Así las cosas disfruté de la felicidad del primer día a grandes tragos, celebré orgías de ingenua autoafirmación, y me hizo bien. Interesado por las figuras de mis compañeros de baño que surgían por doquier, de mis hermanos más enfermos, halagado por el espectáculo de cada inválido, empujado por cada sillón de ruedas con que me tropezaba a una compasión alegre, a una autosatisfacción plenamente participativa, vagaba bajando por la calle, aquella calle tan cómoda y agradable, por la que los huéspedes recién llegados bajaban ruidosamente desde la estación del ferrocarril hasta los baños, y que con suave oscilación descendía con una caída cómoda y homogénea hasta los viejos baños, y allá abajo a la manera de una filtración fluvial se perdía entre las entradas de los hoteles del balneario.

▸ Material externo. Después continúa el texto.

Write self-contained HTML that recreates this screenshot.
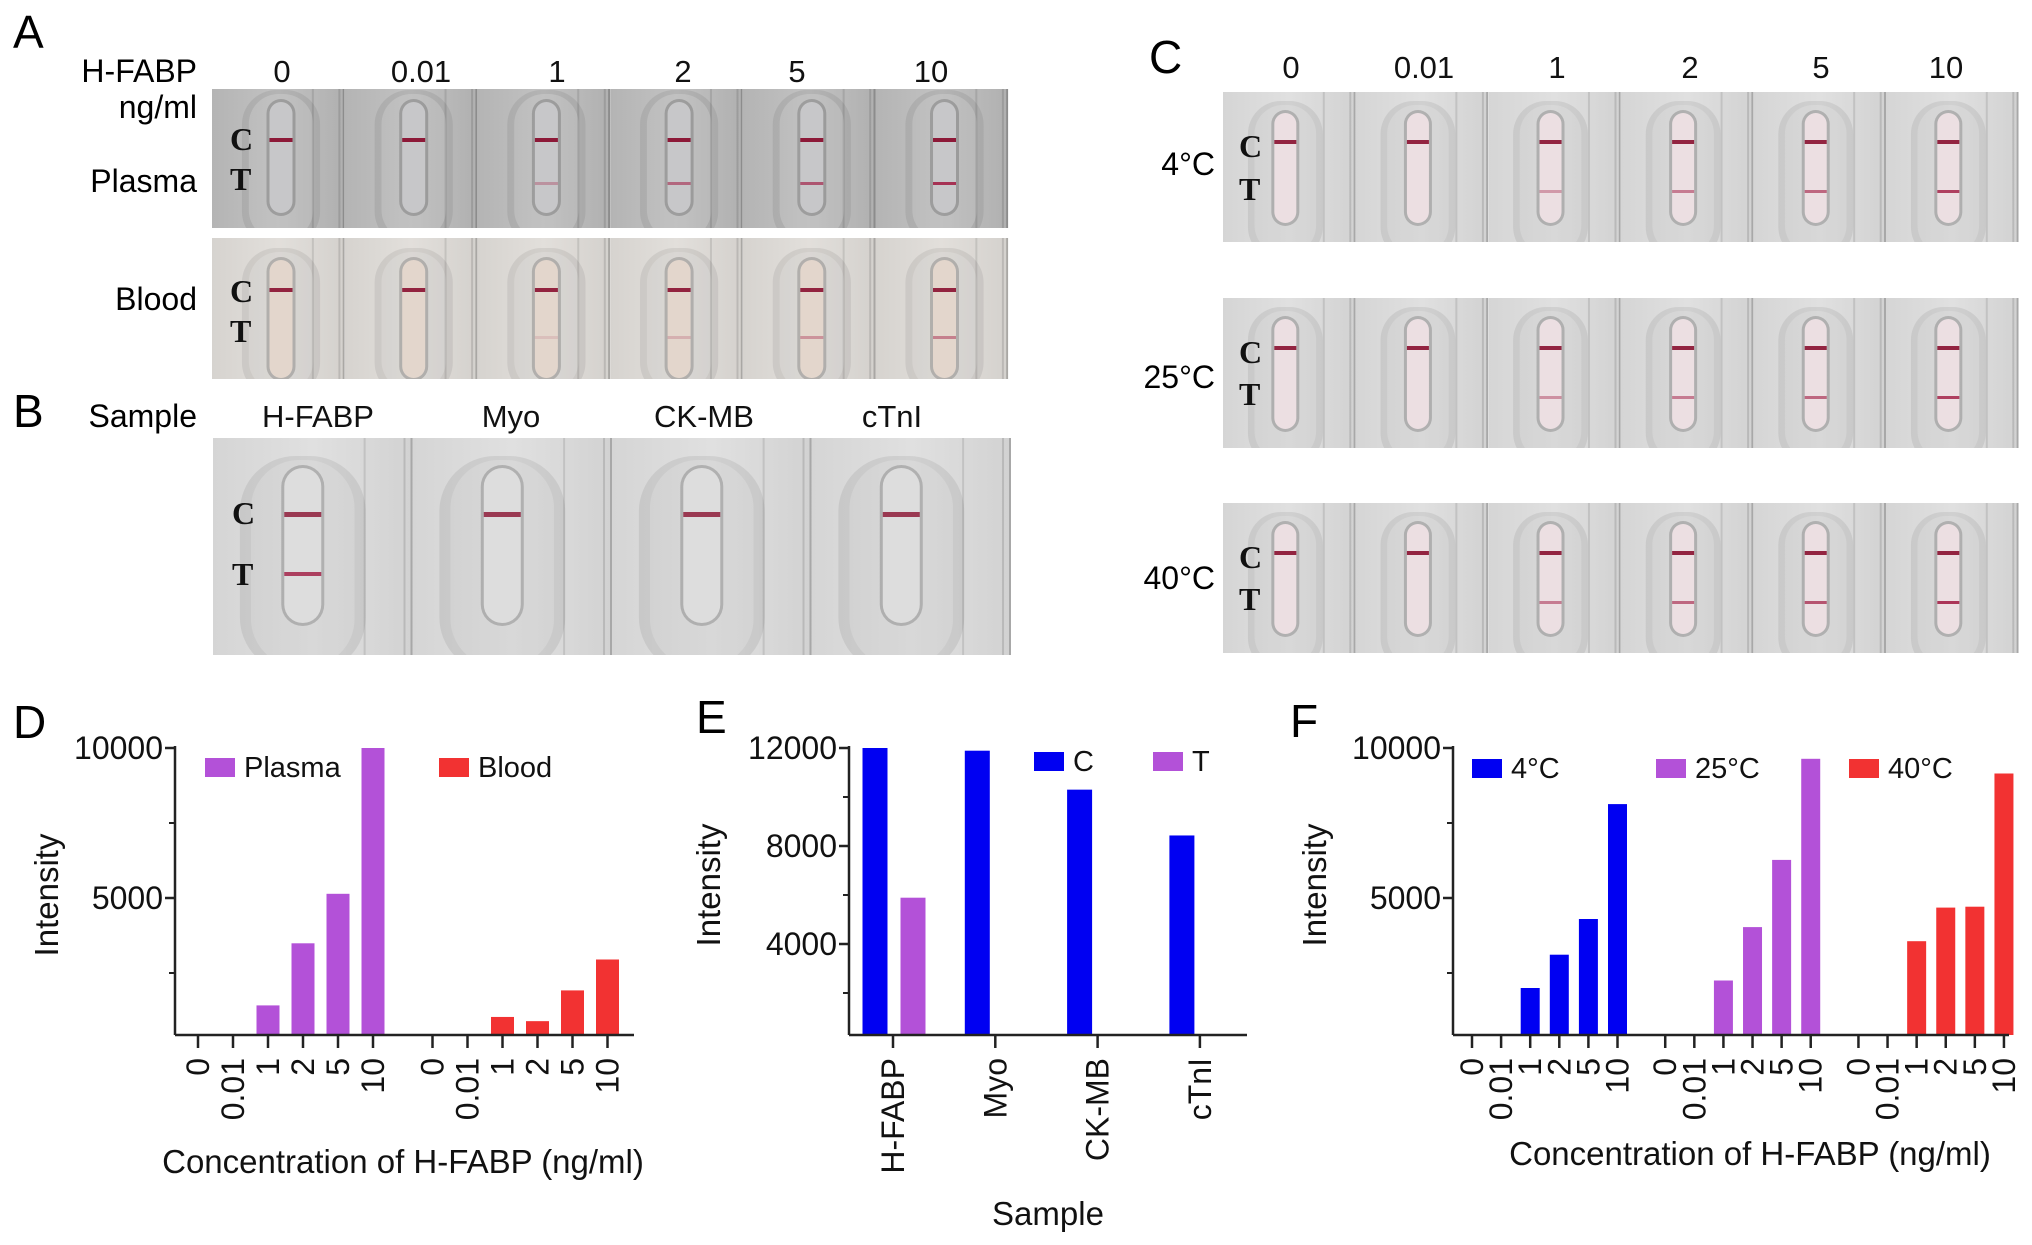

Lleno de buenos propósitos y de alegres esperanzas me acerqué al «palacio sagrado» donde pensaba alojarme. Valía la pena quedarse allí tres o cuatro semanas, tomar el baño diario, a ser posible pasear mucho y mantenerse en lo posible alejado de emociones y cuidados. Quizá resultase a veces un tanto monótono y no escaparía al aburrimiento, porque allí el reglamento era todo lo contrario de una vida intensa. Y yo, el viejo solitario, al que repugnaba profundamente y le costaba enorme trabajo la vida en manada y de hotel, encontraría algunas dificultades y tendría que luchar por algunos logros. Pero sin duda que aquella vida nueva y para mí inhabitual por completo, a pesar de su apariencia quizás un tanto burguesa y un tanto insulsa, también aportaría experiencias alegres e interesantes. Realmente, ¿no necesitaba en gran medida pasar de nuevo una temporada entre personas tras años de vida tranquila y salvaje en la soledad del campo e inmersa en los estudios? Y lo principal: más allá de las dificultades, más allá de estas semanas de balneario que ahora empezaban, estaba el día en que me empeñaría en subir vigorosamente aquella misma calle y en abandonar aquellos hoteles, el día en que, rejuvenecido y curado, con rodillas y caderas de juego elástico, volvería a despedirme de aquel baño y subiría bailando la bella calle de la estación.